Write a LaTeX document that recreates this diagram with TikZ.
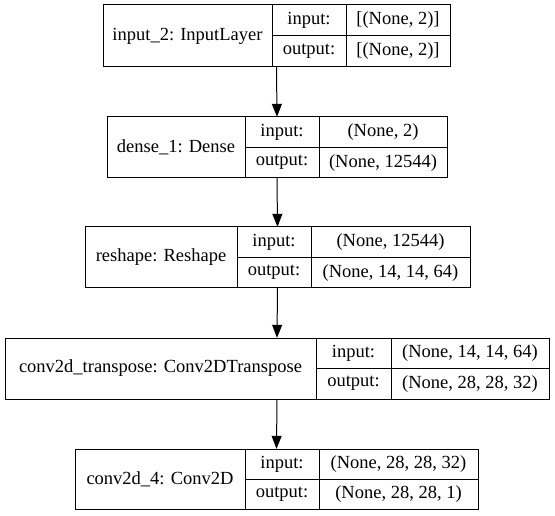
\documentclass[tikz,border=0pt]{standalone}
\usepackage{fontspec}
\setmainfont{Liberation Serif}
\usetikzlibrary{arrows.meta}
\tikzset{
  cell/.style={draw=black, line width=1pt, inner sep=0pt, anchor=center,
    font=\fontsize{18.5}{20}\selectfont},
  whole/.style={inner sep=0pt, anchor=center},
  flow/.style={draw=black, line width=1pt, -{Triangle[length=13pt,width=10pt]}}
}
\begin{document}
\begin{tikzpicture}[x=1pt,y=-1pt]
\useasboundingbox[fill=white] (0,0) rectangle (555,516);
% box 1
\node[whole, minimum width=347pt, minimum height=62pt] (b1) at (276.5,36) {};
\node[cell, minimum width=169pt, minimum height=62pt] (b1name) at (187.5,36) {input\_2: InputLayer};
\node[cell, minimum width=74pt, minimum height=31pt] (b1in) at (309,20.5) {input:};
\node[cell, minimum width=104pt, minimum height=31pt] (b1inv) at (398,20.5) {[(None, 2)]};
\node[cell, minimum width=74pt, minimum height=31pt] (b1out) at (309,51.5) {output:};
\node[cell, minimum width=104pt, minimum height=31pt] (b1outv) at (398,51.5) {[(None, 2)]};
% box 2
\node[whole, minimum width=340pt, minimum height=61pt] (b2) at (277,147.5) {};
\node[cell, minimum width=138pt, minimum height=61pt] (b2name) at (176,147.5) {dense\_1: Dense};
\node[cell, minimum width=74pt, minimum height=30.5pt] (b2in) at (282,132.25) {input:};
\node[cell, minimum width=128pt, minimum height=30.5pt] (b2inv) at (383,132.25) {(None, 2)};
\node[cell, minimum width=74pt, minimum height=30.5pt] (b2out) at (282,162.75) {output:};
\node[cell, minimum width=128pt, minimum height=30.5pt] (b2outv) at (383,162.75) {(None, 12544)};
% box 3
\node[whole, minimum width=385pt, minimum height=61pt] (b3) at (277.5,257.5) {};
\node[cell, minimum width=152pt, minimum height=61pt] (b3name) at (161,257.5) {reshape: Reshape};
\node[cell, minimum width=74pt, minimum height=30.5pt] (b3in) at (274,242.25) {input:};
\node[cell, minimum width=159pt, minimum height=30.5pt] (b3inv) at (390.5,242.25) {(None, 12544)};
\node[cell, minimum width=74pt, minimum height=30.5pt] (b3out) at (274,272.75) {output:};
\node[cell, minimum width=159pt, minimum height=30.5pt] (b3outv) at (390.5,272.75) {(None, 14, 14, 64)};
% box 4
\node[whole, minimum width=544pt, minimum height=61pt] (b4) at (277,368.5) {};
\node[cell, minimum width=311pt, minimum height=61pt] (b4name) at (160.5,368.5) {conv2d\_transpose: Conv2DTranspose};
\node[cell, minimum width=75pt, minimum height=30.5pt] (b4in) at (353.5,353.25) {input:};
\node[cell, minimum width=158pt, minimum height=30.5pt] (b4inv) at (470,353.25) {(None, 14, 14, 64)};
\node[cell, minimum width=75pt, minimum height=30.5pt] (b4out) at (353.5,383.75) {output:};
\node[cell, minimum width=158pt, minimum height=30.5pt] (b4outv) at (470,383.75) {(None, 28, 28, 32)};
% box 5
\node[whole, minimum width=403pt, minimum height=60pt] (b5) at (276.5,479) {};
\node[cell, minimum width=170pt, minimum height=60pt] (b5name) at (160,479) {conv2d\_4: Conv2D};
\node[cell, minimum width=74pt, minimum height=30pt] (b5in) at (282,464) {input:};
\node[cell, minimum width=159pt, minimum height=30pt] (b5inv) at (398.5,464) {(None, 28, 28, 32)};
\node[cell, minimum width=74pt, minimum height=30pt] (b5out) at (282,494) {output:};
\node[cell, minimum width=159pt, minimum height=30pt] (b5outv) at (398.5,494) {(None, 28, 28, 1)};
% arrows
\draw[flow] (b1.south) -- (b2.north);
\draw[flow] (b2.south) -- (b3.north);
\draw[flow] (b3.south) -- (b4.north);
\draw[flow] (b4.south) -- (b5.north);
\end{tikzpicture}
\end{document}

________________

(Task description):
Except for the pictures, copy the material above exactly.

(Response):
Write a LaTeX document that recreates this diagram with TikZ.
\documentclass[tikz,border=0pt]{standalone}
\usepackage{fontspec}
\setmainfont{Liberation Serif}
\usetikzlibrary{arrows.meta}
\tikzset{
  cell/.style={draw=black, line width=1pt, inner sep=0pt, anchor=center,
    font=\fontsize{18.5}{20}\selectfont},
  whole/.style={inner sep=0pt, anchor=center},
  flow/.style={draw=black, line width=1pt, -{Triangle[length=13pt,width=10pt]}}
}
\begin{document}
\begin{tikzpicture}[x=1pt,y=-1pt]
\useasboundingbox[fill=white] (0,0) rectangle (555,516);
% box 1
\node[whole, minimum width=347pt, minimum height=62pt] (b1) at (276.5,36) {};
\node[cell, minimum width=169pt, minimum height=62pt] (b1name) at (187.5,36) {input\_2: InputLayer};
\node[cell, minimum width=74pt, minimum height=31pt] (b1in) at (309,20.5) {input:};
\node[cell, minimum width=104pt, minimum height=31pt] (b1inv) at (398,20.5) {[(None, 2)]};
\node[cell, minimum width=74pt, minimum height=31pt] (b1out) at (309,51.5) {output:};
\node[cell, minimum width=104pt, minimum height=31pt] (b1outv) at (398,51.5) {[(None, 2)]};
% box 2
\node[whole, minimum width=340pt, minimum height=61pt] (b2) at (277,147.5) {};
\node[cell, minimum width=138pt, minimum height=61pt] (b2name) at (176,147.5) {dense\_1: Dense};
\node[cell, minimum width=74pt, minimum height=30.5pt] (b2in) at (282,132.25) {input:};
\node[cell, minimum width=128pt, minimum height=30.5pt] (b2inv) at (383,132.25) {(None, 2)};
\node[cell, minimum width=74pt, minimum height=30.5pt] (b2out) at (282,162.75) {output:};
\node[cell, minimum width=128pt, minimum height=30.5pt] (b2outv) at (383,162.75) {(None, 12544)};
% box 3
\node[whole, minimum width=385pt, minimum height=61pt] (b3) at (277.5,257.5) {};
\node[cell, minimum width=152pt, minimum height=61pt] (b3name) at (161,257.5) {reshape: Reshape};
\node[cell, minimum width=74pt, minimum height=30.5pt] (b3in) at (274,242.25) {input:};
\node[cell, minimum width=159pt, minimum height=30.5pt] (b3inv) at (390.5,242.25) {(None, 12544)};
\node[cell, minimum width=74pt, minimum height=30.5pt] (b3out) at (274,272.75) {output:};
\node[cell, minimum width=159pt, minimum height=30.5pt] (b3outv) at (390.5,272.75) {(None, 14, 14, 64)};
% box 4
\node[whole, minimum width=544pt, minimum height=61pt] (b4) at (277,368.5) {};
\node[cell, minimum width=311pt, minimum height=61pt] (b4name) at (160.5,368.5) {conv2d\_transpose: Conv2DTranspose};
\node[cell, minimum width=75pt, minimum height=30.5pt] (b4in) at (353.5,353.25) {input:};
\node[cell, minimum width=158pt, minimum height=30.5pt] (b4inv) at (470,353.25) {(None, 14, 14, 64)};
\node[cell, minimum width=75pt, minimum height=30.5pt] (b4out) at (353.5,383.75) {output:};
\node[cell, minimum width=158pt, minimum height=30.5pt] (b4outv) at (470,383.75) {(None, 28, 28, 32)};
% box 5
\node[whole, minimum width=403pt, minimum height=60pt] (b5) at (276.5,479) {};
\node[cell, minimum width=170pt, minimum height=60pt] (b5name) at (160,479) {conv2d\_4: Conv2D};
\node[cell, minimum width=74pt, minimum height=30pt] (b5in) at (282,464) {input:};
\node[cell, minimum width=159pt, minimum height=30pt] (b5inv) at (398.5,464) {(None, 28, 28, 32)};
\node[cell, minimum width=74pt, minimum height=30pt] (b5out) at (282,494) {output:};
\node[cell, minimum width=159pt, minimum height=30pt] (b5outv) at (398.5,494) {(None, 28, 28, 1)};
% arrows
\draw[flow] (b1.south) -- (b2.north);
\draw[flow] (b2.south) -- (b3.north);
\draw[flow] (b3.south) -- (b4.north);
\draw[flow] (b4.south) -- (b5.north);
\end{tikzpicture}
\end{document}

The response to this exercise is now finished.